The court said “failure to consult does not attract a legal risk but a political risk of ultimate collapse of government.” The Constitutional Court had, however, found Thabane had acted irrationally when he suspended parliament, in that he didn’t follow due processes – rendering the prorogation null and void as the applicants argued the prime minister failed to adhere to all the provisions of Section 91(3) of the Constitution of Lesotho which require for him to report to parliament after he has acted without the consent of the King.
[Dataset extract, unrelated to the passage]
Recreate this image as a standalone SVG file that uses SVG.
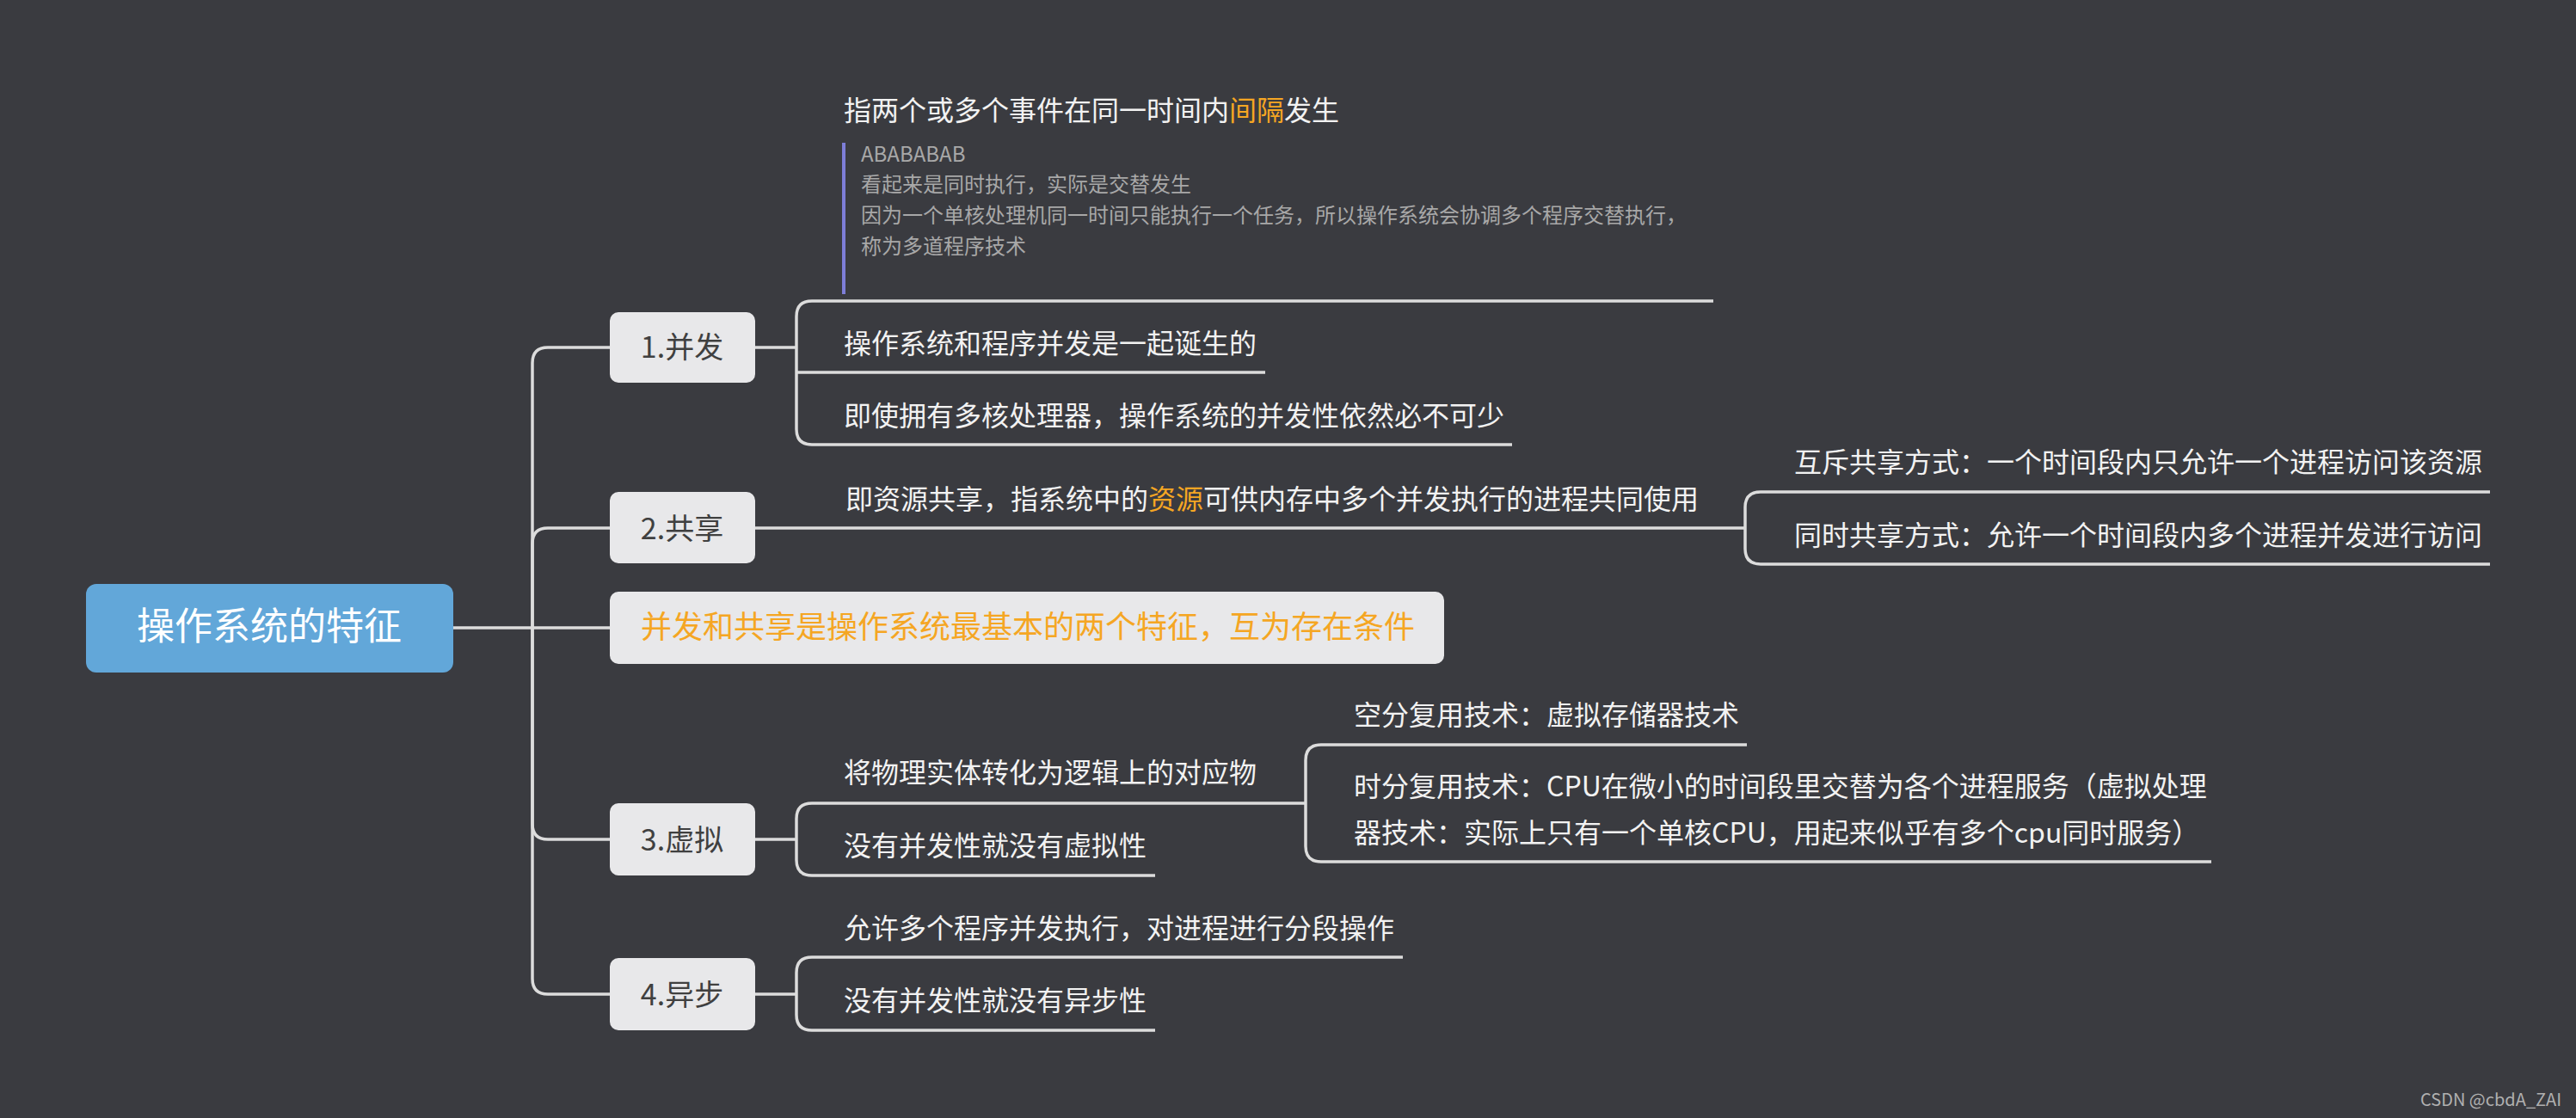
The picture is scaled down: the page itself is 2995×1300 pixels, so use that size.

Section 91(3) of the constitution states: “Where the King is required by the constitution to do any act in accordance with the advice of any person or authority other than the Council of State, and the Prime Minister is satisfied that the King has not done that act, the Prime Minister may inform the King that it is the intention of the Prime Minister to do that act himself after the expiration of that period to be specified by the Prime Minister, and if at the expiration of that period the King has not done that act, the Prime Minister may do that act himself and shall, at the earliest opportunity thereafter, report the matter to parliament; and any act so done by the Prime Minster shall be deemed to have been done by the King and to be his act.”

The prime minister’s legal team argued he acted within his constitutional powers when he prorogued parliament, citing the same constitutional clause as granting Thabane to act on his own if the King did not act on his advice. The three-member Constitutional Court bench was made up of Justices Sakoane Sakoane (presiding judge), Moroke Mokhesi and Polo Banyane.